Maximizing Output Power in p–n Junction Betavoltaic Batteries via Monte Carlo and Physics-Based Compact Model Cosimulation

Abstract

Betavoltaic nuclear batteries show promise as compact and enduring power sources for microelectromechanical systems (MEMS). Current theoretical calculations often overlook practical diode characteristics like surface recombination (S), bulk recombination within the space-charge region (R-SCR), series resistance ( $R_{s}$ ), and shunt resistance ( $R_{\text {sh}}$ ), resulting in significant discrepancies between theoretical predictions and experimental outcomes, with differences in $J_{\text {SC}}$ , $V_{\text {OC}}$ , or converter efficiency up to ten-fold.
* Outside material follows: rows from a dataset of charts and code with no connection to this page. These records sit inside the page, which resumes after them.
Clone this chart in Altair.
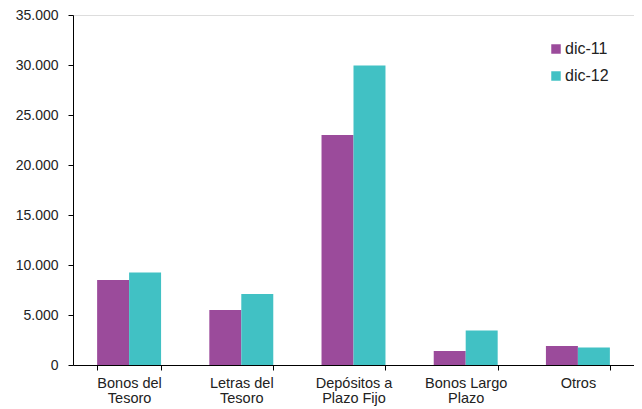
import altair as alt
import pandas as pd

categories = ["Bonos del\nTesoro", "Letras del\nTesoro", "Depósitos a\nPlazo Fijo", "Bonos Largo\nPlazo", "Otros"]
series = ["dic-11", "dic-12"]
dic11 = [8500, 5500, 23000, 1400, 1900]
dic12 = [9250, 7100, 29950, 3450, 1750]
colors = ["#9B4B9B", "#41C1C4"]
y_ticks = [0, 5000, 10000, 15000, 20000, 25000, 30000, 35000]

rows = []
for c, a, b in zip(categories, dic11, dic12):
    rows.append({"cat": c, "serie": series[0], "valor": a})
    rows.append({"cat": c, "serie": series[1], "valor": b})
df = pd.DataFrame(rows)

chart = alt.Chart(df).mark_bar().encode(
    x=alt.X("cat:N", sort=categories, title=None,
            scale=alt.Scale(paddingInner=0.43, paddingOuter=0.215),
            axis=alt.Axis(labelExpr="split(datum.label, '\\n')", labelAngle=0,
                          tickBand="extent", tickSize=5, labelPadding=6,
                          labelFontSize=14.5, labelLineHeight=15.5,
                          labelColor="#222", domainColor="#000", tickColor="#000")),
    xOffset=alt.XOffset("serie:N", sort=series, scale=alt.Scale(paddingInner=0, paddingOuter=0)),
    y=alt.Y("valor:Q", title=None,
            scale=alt.Scale(domain=[0, 35000], nice=False),
            axis=alt.Axis(values=y_ticks, grid=False, tickSize=5, labelPadding=10,
                          labelFontSize=14, labelColor="#222",
                          domainColor="#000", tickColor="#000",
                          labelExpr="replace(format(datum.value, ','), ',', '.')")),
    color=alt.Color("serie:N", sort=series, title=None,
                    scale=alt.Scale(domain=series, range=colors),
                    legend=alt.Legend(orient="none", legendX=475, legendY=26,
                                      symbolType="square", symbolSize=90,
                                      symbolStrokeWidth=0, labelFontSize=16,
                                      labelColor="#222", rowPadding=11,
                                      labelOffset=1, padding=0)),
).properties(
    width=561, height=350,
    autosize=alt.AutoSizeParams(type="none"),
    padding={"left": 65, "top": 7, "right": 0, "bottom": 42},
).configure_view(
    stroke=None
).configure(
    font="Liberation Sans"
)

chart.save("out.html", embed_options={"renderer": "svg", "actions": False})
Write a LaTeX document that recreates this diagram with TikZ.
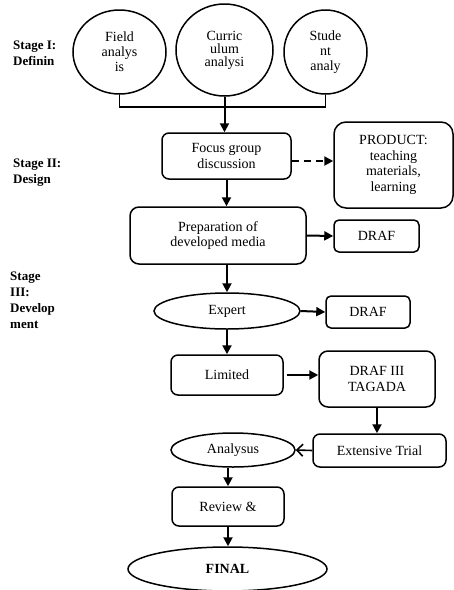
\documentclass[tikz,border=0pt]{standalone}
\usepackage{fontspec}
\setmainfont{Liberation Serif}
\usetikzlibrary{shapes.geometric,arrows.meta}
\begin{document}
\begin{tikzpicture}[x=1pt,y=-1pt,
  box/.style={draw, line width=1.5pt, rounded corners=7pt, inner sep=0pt, align=center, font=\fontsize{14}{15.5}\selectfont},
  oval/.style={draw, ellipse, line width=1.5pt, inner sep=0pt, align=center, font=\fontsize{14}{15}\selectfont},
  stagelab/.style={anchor=west, align=left, inner sep=0pt, font=\bfseries\fontsize{13}{16}\selectfont},
  arr/.style={line width=2pt, -{Triangle[length=9pt,width=9pt]}},
  openarr/.style={line width=1.6pt, -{Straight Barb[length=6pt,width=12pt]}},
]
\useasboundingbox (0,0) rectangle (454,590);

% Stage labels
\node[stagelab] (s1) at (13,53.5) {Stage I:\\Definin};
\node[stagelab] (s2) at (13,173) {Stage II:\\Design};
\node[stagelab] (s3) at (10,300) {Stage\\III:\\Develop\\ment};

% Stage I ovals
\node[oval, minimum width=93pt, minimum height=84pt] (field) at (119.5,52) {Field\\analys\\is};
\node[oval, minimum width=97pt, minimum height=92pt, font=\fontsize{14}{13}\selectfont] (cur) at (224.5,50) {Curric\\ulum\\analysi};
\node[oval, minimum width=83pt, minimum height=84pt] (stud) at (325.5,52) {Stude\\nt\\analy};

% Boxes
\node[box, minimum width=129pt, minimum height=46pt] (focus) at (226.5,156) {Focus group\\discussion};
\node[box, minimum width=119pt, minimum height=86pt, rounded corners=12pt] (prod) at (393.5,165) {PRODUCT:\\teaching\\materials,\\learning};
\node[box, minimum width=176pt, minimum height=57pt, rounded corners=9pt] (prep) at (218,235.5) {Preparation of\\developed media};
\node[box, minimum width=85pt, minimum height=32pt, rounded corners=5pt] (draf1) at (376.5,236) {DRAF};
\node[oval, minimum width=146pt, minimum height=36pt] (expert) at (227,311) {Expert};
\node[box, minimum width=84pt, minimum height=32pt, rounded corners=5pt] (draf2) at (368,312) {DRAF};
\node[box, minimum width=112pt, minimum height=40pt] (limited) at (227,375) {Limited};
\node[box, minimum width=116pt, minimum height=56pt, rounded corners=9pt] (draf3) at (377,379) {DRAF III\\TAGADA};
\node[box, minimum width=133pt, minimum height=33pt] (ext) at (379.5,450.5) {Extensive Trial};
\node[oval, minimum width=124pt, minimum height=34pt] (anal) at (233,450) {Analysus};
\node[box, minimum width=112pt, minimum height=39pt] (review) at (228,506.5) {Review \&};
\node[oval, minimum width=199pt, minimum height=44pt, font=\bfseries\fontsize{14}{15}\selectfont] (final) at (227.5,569) {FINAL};

% Connectors
\draw[line width=1.5pt] (field.south) -- ++(0,12) -| (stud.south);
\draw[arr] (cur.south) -- (cur.south |- focus.north);
\draw[arr, dash pattern=on 7pt off 5pt] ([yshift=-5pt]focus.east) -- ([yshift=-5pt]focus.east -| prod.west);
\draw[arr] (focus.south) -- (focus.south |- prep.north);
\draw[arr] (prep.east) -- (draf1.west);
\draw[arr] (expert.north |- prep.south) -- (expert.north);
\draw[arr] (expert.east) -- (draf2.west);
\draw[arr] (expert.south) -- (expert.south |- limited.north);
\draw[arr] ([xshift=3pt]limited.east) -- (limited.east -| draf3.west);
\draw[arr] (draf3.south) -- (draf3.south |- ext.north);
\draw[openarr] (ext.west) -- (anal.east);
\draw[arr] (review.north |- anal.south) -- (review.north);
\draw[arr] (review.south) -- (review.south |- final.north);
\end{tikzpicture}
\end{document}
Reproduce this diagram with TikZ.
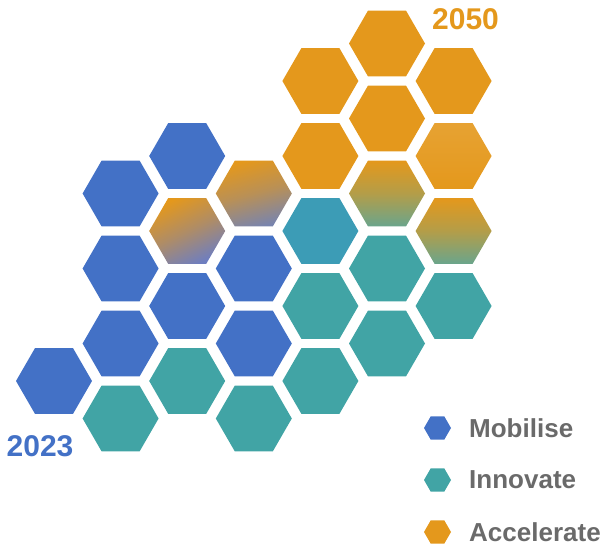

To address this, a practical diode model, integrating these practical characteristics, is developed via Monte Carlo and physics-based compact model cosimulation. We quantitatively analyze the differential impacts and synergistic effects of these practical characteristics on $J_{\text {SC}}$ , $V_{\text {OC}}$ , FF, and $P_{\text {out}}$ , highlighting the detrimental effects of S, R-SCR, and $R_{s}$ , while emphasizing the beneficial role of $R_{\text {sh}}$ . Further analysis of the degree of influence of S, $R_{s}$ , and $R_{\text {sh}}$ on output power reveals a priority ranking order of $R_{s}$ , S, and $R_{\text {sh}}$ for Si-based batteries, and S, $R_{\text {sh}}$ , and $R_{s}$ for SiC-based batteries. This approach effectively bridges the theoretical–experimental gap, evidenced by J–V curves closely matching tested batteries and minute relative errors of −0.8% to 0.6% between $P_{\text {out}}$ values and their tested counterparts, emphasizing its accuracy in predictions. We predict output performance across material qualities, obtaining achievable powers of 16.82 and $73.90~{\mathrm {nW/cm^{2}}}$ for planar Si- and SiC-based batteries, and evaluate the quality levels of current batteries. Furthermore, our model can forecast the performance of 3-D batteries by incorporating an extended electron–hole pair (EHP) generation rate model into 3-D structures, achieving $28~\mu $ W/cm3 for the ${}^{63}$ Ni–Si-based multilayer battery, surpassing planar silicon and suitable for MEMS applications.